* [EXERCISE TASK] Return every record below exactly as written, omitting any pictures.

[Dataset entries]
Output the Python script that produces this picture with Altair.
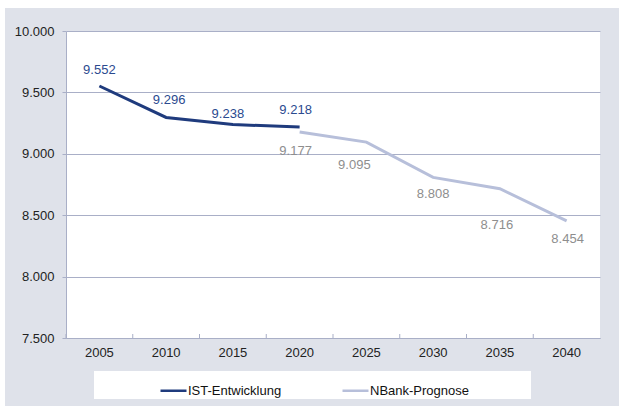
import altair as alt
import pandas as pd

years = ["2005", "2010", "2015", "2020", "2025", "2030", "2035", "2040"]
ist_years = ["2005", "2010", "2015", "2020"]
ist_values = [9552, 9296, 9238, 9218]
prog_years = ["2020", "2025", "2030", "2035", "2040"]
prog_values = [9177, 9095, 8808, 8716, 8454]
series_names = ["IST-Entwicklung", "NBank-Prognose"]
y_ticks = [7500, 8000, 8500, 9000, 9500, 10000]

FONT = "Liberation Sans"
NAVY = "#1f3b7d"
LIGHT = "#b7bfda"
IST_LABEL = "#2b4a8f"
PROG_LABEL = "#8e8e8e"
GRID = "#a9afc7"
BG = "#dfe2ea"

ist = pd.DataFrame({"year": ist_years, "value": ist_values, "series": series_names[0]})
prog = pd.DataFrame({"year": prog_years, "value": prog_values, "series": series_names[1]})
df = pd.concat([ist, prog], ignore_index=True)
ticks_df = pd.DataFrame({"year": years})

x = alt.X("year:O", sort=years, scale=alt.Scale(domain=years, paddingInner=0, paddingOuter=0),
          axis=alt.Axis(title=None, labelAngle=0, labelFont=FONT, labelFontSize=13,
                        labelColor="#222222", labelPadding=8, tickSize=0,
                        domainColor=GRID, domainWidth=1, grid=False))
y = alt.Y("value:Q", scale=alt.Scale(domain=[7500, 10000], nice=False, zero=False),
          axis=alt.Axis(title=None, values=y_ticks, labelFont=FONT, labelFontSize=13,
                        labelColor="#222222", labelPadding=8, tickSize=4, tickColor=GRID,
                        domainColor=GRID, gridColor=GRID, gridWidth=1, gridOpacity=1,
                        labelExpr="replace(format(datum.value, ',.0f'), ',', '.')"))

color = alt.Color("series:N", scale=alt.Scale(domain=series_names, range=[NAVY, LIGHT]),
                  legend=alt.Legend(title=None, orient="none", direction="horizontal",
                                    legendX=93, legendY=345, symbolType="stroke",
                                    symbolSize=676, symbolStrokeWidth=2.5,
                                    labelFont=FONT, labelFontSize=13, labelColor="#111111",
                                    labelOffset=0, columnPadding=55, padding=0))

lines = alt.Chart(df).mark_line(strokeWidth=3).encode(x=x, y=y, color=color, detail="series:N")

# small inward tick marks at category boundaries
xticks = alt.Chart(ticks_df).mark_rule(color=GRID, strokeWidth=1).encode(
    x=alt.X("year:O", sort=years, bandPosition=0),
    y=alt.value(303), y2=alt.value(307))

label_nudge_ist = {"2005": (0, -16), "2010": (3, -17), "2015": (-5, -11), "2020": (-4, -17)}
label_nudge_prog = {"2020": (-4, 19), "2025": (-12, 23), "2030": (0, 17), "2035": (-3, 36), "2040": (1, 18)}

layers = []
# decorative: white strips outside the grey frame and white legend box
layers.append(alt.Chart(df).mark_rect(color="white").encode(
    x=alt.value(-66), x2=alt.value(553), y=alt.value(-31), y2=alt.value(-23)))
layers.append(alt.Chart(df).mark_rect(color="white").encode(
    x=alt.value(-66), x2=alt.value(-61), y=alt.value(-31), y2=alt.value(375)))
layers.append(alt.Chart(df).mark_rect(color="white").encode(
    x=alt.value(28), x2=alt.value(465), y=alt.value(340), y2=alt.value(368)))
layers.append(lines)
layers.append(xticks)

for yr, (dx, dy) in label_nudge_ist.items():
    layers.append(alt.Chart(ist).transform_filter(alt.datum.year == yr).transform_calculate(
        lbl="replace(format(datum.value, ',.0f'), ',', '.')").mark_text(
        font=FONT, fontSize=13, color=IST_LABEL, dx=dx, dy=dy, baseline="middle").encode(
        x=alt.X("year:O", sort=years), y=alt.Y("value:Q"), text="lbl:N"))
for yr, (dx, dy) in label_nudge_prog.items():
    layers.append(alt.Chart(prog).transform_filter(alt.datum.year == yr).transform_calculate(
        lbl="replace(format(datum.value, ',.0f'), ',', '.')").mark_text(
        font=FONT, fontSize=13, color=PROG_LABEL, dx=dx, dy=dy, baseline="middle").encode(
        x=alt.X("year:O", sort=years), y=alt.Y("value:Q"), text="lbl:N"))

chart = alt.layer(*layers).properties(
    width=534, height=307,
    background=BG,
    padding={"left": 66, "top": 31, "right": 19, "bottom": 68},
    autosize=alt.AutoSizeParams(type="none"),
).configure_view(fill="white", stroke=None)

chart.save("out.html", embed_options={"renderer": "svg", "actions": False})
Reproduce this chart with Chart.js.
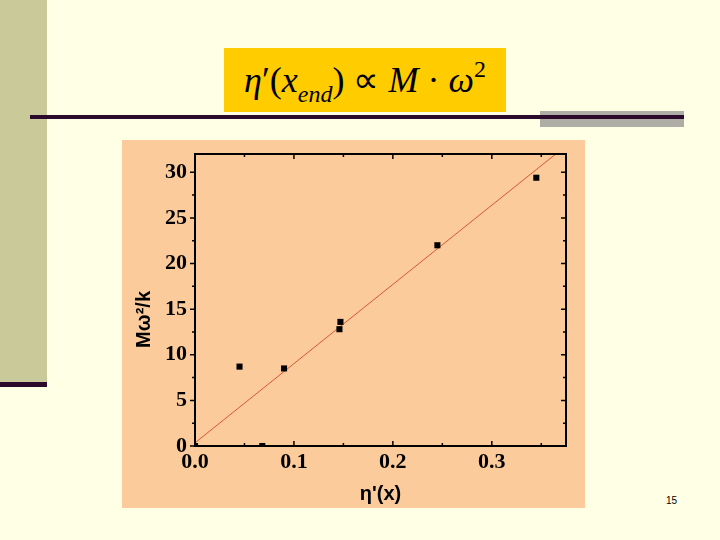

* [SOLUTION]
Output the Python script that produces this picture with Altair.
import altair as alt
import pandas as pd

years = ["2005", "2010", "2015", "2020", "2025", "2030", "2035", "2040"]
ist_years = ["2005", "2010", "2015", "2020"]
ist_values = [9552, 9296, 9238, 9218]
prog_years = ["2020", "2025", "2030", "2035", "2040"]
prog_values = [9177, 9095, 8808, 8716, 8454]
series_names = ["IST-Entwicklung", "NBank-Prognose"]
y_ticks = [7500, 8000, 8500, 9000, 9500, 10000]

FONT = "Liberation Sans"
NAVY = "#1f3b7d"
LIGHT = "#b7bfda"
IST_LABEL = "#2b4a8f"
PROG_LABEL = "#8e8e8e"
GRID = "#a9afc7"
BG = "#dfe2ea"

ist = pd.DataFrame({"year": ist_years, "value": ist_values, "series": series_names[0]})
prog = pd.DataFrame({"year": prog_years, "value": prog_values, "series": series_names[1]})
df = pd.concat([ist, prog], ignore_index=True)
ticks_df = pd.DataFrame({"year": years})

x = alt.X("year:O", sort=years, scale=alt.Scale(domain=years, paddingInner=0, paddingOuter=0),
          axis=alt.Axis(title=None, labelAngle=0, labelFont=FONT, labelFontSize=13,
                        labelColor="#222222", labelPadding=8, tickSize=0,
                        domainColor=GRID, domainWidth=1, grid=False))
y = alt.Y("value:Q", scale=alt.Scale(domain=[7500, 10000], nice=False, zero=False),
          axis=alt.Axis(title=None, values=y_ticks, labelFont=FONT, labelFontSize=13,
                        labelColor="#222222", labelPadding=8, tickSize=4, tickColor=GRID,
                        domainColor=GRID, gridColor=GRID, gridWidth=1, gridOpacity=1,
                        labelExpr="replace(format(datum.value, ',.0f'), ',', '.')"))

color = alt.Color("series:N", scale=alt.Scale(domain=series_names, range=[NAVY, LIGHT]),
                  legend=alt.Legend(title=None, orient="none", direction="horizontal",
                                    legendX=93, legendY=345, symbolType="stroke",
                                    symbolSize=676, symbolStrokeWidth=2.5,
                                    labelFont=FONT, labelFontSize=13, labelColor="#111111",
                                    labelOffset=0, columnPadding=55, padding=0))

lines = alt.Chart(df).mark_line(strokeWidth=3).encode(x=x, y=y, color=color, detail="series:N")

# small inward tick marks at category boundaries
xticks = alt.Chart(ticks_df).mark_rule(color=GRID, strokeWidth=1).encode(
    x=alt.X("year:O", sort=years, bandPosition=0),
    y=alt.value(303), y2=alt.value(307))

label_nudge_ist = {"2005": (0, -16), "2010": (3, -17), "2015": (-5, -11), "2020": (-4, -17)}
label_nudge_prog = {"2020": (-4, 19), "2025": (-12, 23), "2030": (0, 17), "2035": (-3, 36), "2040": (1, 18)}

layers = []
# decorative: white strips outside the grey frame and white legend box
layers.append(alt.Chart(df).mark_rect(color="white").encode(
    x=alt.value(-66), x2=alt.value(553), y=alt.value(-31), y2=alt.value(-23)))
layers.append(alt.Chart(df).mark_rect(color="white").encode(
    x=alt.value(-66), x2=alt.value(-61), y=alt.value(-31), y2=alt.value(375)))
layers.append(alt.Chart(df).mark_rect(color="white").encode(
    x=alt.value(28), x2=alt.value(465), y=alt.value(340), y2=alt.value(368)))
layers.append(lines)
layers.append(xticks)

for yr, (dx, dy) in label_nudge_ist.items():
    layers.append(alt.Chart(ist).transform_filter(alt.datum.year == yr).transform_calculate(
        lbl="replace(format(datum.value, ',.0f'), ',', '.')").mark_text(
        font=FONT, fontSize=13, color=IST_LABEL, dx=dx, dy=dy, baseline="middle").encode(
        x=alt.X("year:O", sort=years), y=alt.Y("value:Q"), text="lbl:N"))
for yr, (dx, dy) in label_nudge_prog.items():
    layers.append(alt.Chart(prog).transform_filter(alt.datum.year == yr).transform_calculate(
        lbl="replace(format(datum.value, ',.0f'), ',', '.')").mark_text(
        font=FONT, fontSize=13, color=PROG_LABEL, dx=dx, dy=dy, baseline="middle").encode(
        x=alt.X("year:O", sort=years), y=alt.Y("value:Q"), text="lbl:N"))

chart = alt.layer(*layers).properties(
    width=534, height=307,
    background=BG,
    padding={"left": 66, "top": 31, "right": 19, "bottom": 68},
    autosize=alt.AutoSizeParams(type="none"),
).configure_view(fill="white", stroke=None)

chart.save("out.html", embed_options={"renderer": "svg", "actions": False})
Reproduce this chart with Chart.js.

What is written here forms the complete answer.